We talked once about why she chose to teach piano. She described it as a “pure joy,” saying “I sometimes think that we who get to teach are in some way the chosen ones.”
But given that, what role does recognition play in the equation? Is recognition a metaphorical pat on the back that… Yes, you are great? Yes, you made the right choice of career? Yes, we love you? Or even, Yes, we see you. I think about passion and its frequent tango with ego. Many of the “greats,” regardless of field – movie directors, athletes, architects, politicians, TV personalities, actors, lawyers – are known to have sizeable, even insatiable egos. It is their passion, dedication and vision that have made them great. Is that not fulfillment enough? If one pursues one’s chosen path and meets with success or at least satisfaction, why do accolades, applause, credit or recognition matter?

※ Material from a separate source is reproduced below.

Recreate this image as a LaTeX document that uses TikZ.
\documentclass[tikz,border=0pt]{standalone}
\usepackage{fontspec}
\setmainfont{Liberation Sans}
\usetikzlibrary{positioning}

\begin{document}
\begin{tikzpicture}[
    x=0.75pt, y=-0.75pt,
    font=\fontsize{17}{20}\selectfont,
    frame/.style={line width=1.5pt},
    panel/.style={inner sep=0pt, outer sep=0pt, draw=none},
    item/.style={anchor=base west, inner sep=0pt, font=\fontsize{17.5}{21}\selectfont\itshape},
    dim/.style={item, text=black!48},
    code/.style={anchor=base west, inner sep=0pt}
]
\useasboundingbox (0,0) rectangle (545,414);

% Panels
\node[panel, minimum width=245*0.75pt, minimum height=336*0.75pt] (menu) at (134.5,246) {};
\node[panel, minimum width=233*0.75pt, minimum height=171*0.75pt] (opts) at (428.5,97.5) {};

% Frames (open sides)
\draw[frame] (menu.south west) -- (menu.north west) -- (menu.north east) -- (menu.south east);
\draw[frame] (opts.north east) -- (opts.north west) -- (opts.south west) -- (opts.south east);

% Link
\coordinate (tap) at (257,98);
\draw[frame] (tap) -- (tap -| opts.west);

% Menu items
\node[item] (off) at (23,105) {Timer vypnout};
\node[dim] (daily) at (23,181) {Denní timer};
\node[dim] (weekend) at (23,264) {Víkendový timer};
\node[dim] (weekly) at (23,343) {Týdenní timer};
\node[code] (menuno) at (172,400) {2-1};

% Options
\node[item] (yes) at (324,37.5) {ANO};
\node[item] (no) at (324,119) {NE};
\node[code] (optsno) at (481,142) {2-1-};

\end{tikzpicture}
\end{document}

I see every inch of Moru’s body feeling the music – eyes closed, shoulders periodically raised, arms and legs fluid as his fingers breathe life into the piece. Is he playing for himself or for us? Does he even care that we are there or does he forget about the audience entirely? Would he be telling this same musical story if the room were empty?
I am left wondering if it is ego that causes us to want recognition, or if affirmation is simply a basic human need that we all share, regardless of how great or modest our accomplishments. According to the philosopher William James, “The deepest principle in human nature is the craving to be appreciated.” Maybe we all have a fundamental need for the world to reflect back to us our own image, as we see ourselves in our mind’s eye. As new mothers, we are told to mirror our babies’ sounds and movements, so that they get a grounded sense of themselves in the big world. It affirms who they are. Perhaps this need never goes away, only grows with our own growth and accomplishments.
Moru finishes the program with a sonata by Prokofiev, a contemporary Russian composer. I have not heard much by Prokofiev, but I can hear the modernity in this piece – the cycle of agitation, then resolution. I glance again at Jane. It has been slightly over an hour since the recital began, and I am hoping she has been soothed by the music – borne on its wings – immersed again in her craft and the magnificence of Moru’s technique and incredible musicality. She beams as he finishes and applauds vigorously – and even stops by the reception briefly to give him a hug.
Abraham Lincoln once said, “Don’t worry if you are not recognized but strive to be worthy of recognition.” Wise words, I suppose, but easier said than done.